I am certain that my fellow Americans expect that on my induction into the Presidency I will address them with a candor and a decision which the present situation of our people impel. This is preeminently the time to speak the truth, the whole truth, frankly and boldly. Nor need we shrink from honestly facing conditions in our country today. This great Nation will endure as it has endured, will revive and will prosper. So, first of all, let me assert my firm belief that the only thing we have to fear is fear itself—nameless, unreasoning, unjustified terror which paralyzes needed efforts to convert retreat into advance.
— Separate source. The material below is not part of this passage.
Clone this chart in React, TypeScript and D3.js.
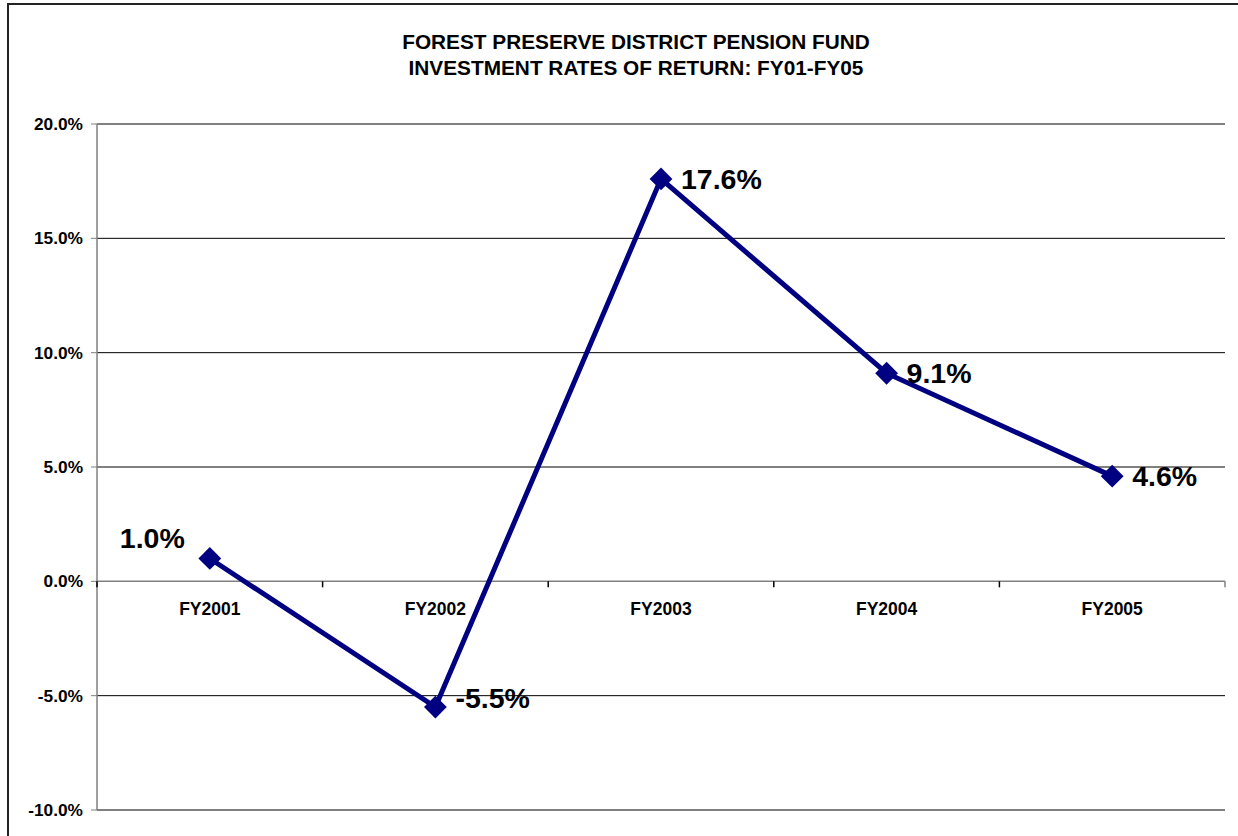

In every dark hour of our national life a leadership of frankness and vigor has met with that understanding and support of the people themselves which is essential to victory. I am convinced that you will again give that support to leadership in these critical days.


The Globe reports that the Boston area’s two biggest dairies are going to stop using growth hormones. This is good, but it should be noted that they don’t seem to be going for organic certification, which would actually require them to really officially not use them, and to have it verified. Another thing that jumped out at me was that some “guy on the street” they interviewed at Whole Foods said “Organic to me means they let the cows out of the pen,” which they let pass without comment. That’s actually not really the definition, and it’s not at all true.

Personally, I’ve recently developed a very visceral distaste for milk, totally aside from any moral considerations. It’s really actually pretty vile-tasting, and really weird to think about. Killing and eating animals doesn’t really seem odd to me, but putting them in pens and extracting their secretions to drink is bizarre. No wonder we have collective nightmares about being used for fuel.

At any rate, soy milk has started tasting better to me.